Wie Vertreter beider Seiten am Mittwoch nach Abschluss zweitägiger Gespräche in London mitteilten, haben sich die USA und China auf einen Rahmen zur Umsetzung ihrer Handelsvereinbarung geeinigt. Die chinesischen Exportbeschränkungen für Seltenerdmetalle und Magneten in die Vereinigten Staaten würden als „wesentlicher“ Bestandteil der Rahmenvereinbarung gelöst, sagte ein amerikanischer Verhandler laut Reuters am Mittwoch. Beamte beider Seiten werden den Vorschlag nun ihren Staatschefs zur Genehmigung vorlegen.

Zwar gibt es seit einer Woche hektische Bemühungen der EU-Kommission und europäischer Großkonzerne, Peking zu neuen Lieferungen zu überreden, doch bisher sind diese nur von kleinen Teilerfolgen gekrönt. Auch das jüngste Treffen der EU-Kommission mit dem chinesischen Handelsminister blieb ohne Ergebnis. Zwar kündigte China kürzlich an, die Genehmigung von Lizenzen für den Export seltener Mineralien an „einige europäische Unternehmen“ zu beschleunigen und einen „grünen Kanal“ für bestimmte Exportgenehmigungen einzurichten, doch alles bleibt erstmal vage.

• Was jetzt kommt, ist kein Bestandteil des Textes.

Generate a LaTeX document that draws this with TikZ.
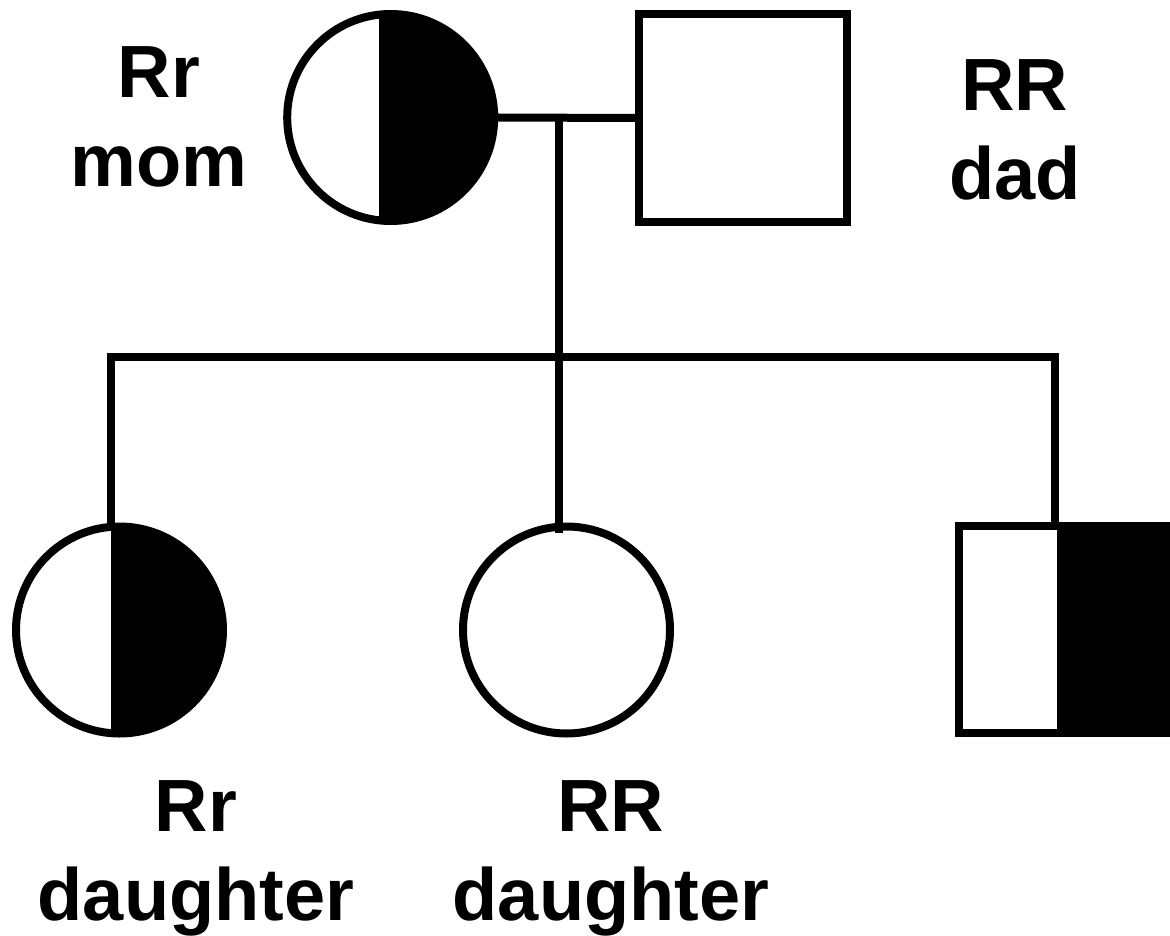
\documentclass[tikz,border=0pt]{standalone}
\usepackage{fontspec}
\setmainfont{Liberation Sans}
\usetikzlibrary{positioning}

\begin{document}
\begin{tikzpicture}[x=1pt,y=-1pt,line width=8pt,
	female/.style={circle,draw,inner sep=0pt,minimum size=207pt},
	male/.style={rectangle,draw,inner sep=0pt,minimum size=208pt},
	carrier/.style={path picture={\fill ([xshift=#1]path picture bounding box.north) rectangle (path picture bounding box.south east);}},
	label/.style={align=center,anchor=base,font=\bfseries\fontsize{74}{89}\selectfont}]
	\useasboundingbox (0,0) rectangle (1170,936);

	\node[female,carrier=-12pt] (mom) at (390.7,117.5) {};
	\node[male] (dad) at (743,118) {};
	\node[female,carrier=-8.5pt] (daughterA) at (119.5,630) {};
	\node[female] (daughterB) at (566.5,630) {};
	\node[male,carrier=-5.5pt,minimum size=207pt] (son) at (1062.5,629.5) {};

	\coordinate (couple) at (559,117.5);
	\coordinate (sib) at (559,357);
	\coordinate (sibL) at (111,357);
	\coordinate (sibR) at (1055,357);

	\draw (mom.east) -- (dad.west);
	\draw (couple) -- (sib);
	\draw (sibL |- daughterA.north) -- (sibL) -- (sibR) -- (sibR |- son.north);
	\draw (sib) -- ([yshift=-10pt]sib |- daughterB.north);

	% anchor=base sits on the last line
	\node[label] (momtext) at (159,187) {Rr\\mom};
	\node[label] (dadtext) at (1015,200) {RR\\dad};
	\node[label] (daughterAtext) at (196,920) {Rr\\daughter};
	\node[label] (daughterBtext) at (611,920) {RR\\daughter};
\end{tikzpicture}
\end{document}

Es ist eine wirtschaftliche Notwendigkeit, die beide Weltmächte zu Verhandlungen zwingt. Die westliche Abhängigkeit von Lieferungen aus China ist in den Fabrikhallen des Westens enorm. Gleichzeitig können sich die Chinesen eine Abkopplung von der US-amerikanischen Chip-Industrie nicht leisten. Keiner der beiden Seiten wird einen entscheidenden Sieg erringen. Wahrscheinlicher ist, dass sie ihre wirtschaftlichen Ressourcen immer wieder mobilisieren und demobilisieren werden, um den anderen in Schach zu halten. Die USA haben genug Karten, aber Europa steht da schwach. Die EU steht vor der Herausforderung, ihre Handelsbeziehungen mit beiden Partnern zu gestalten, während gleichzeitig die Spannungen zwischen den USA und China auf dem Weltmarkt tendenziell ansteigen.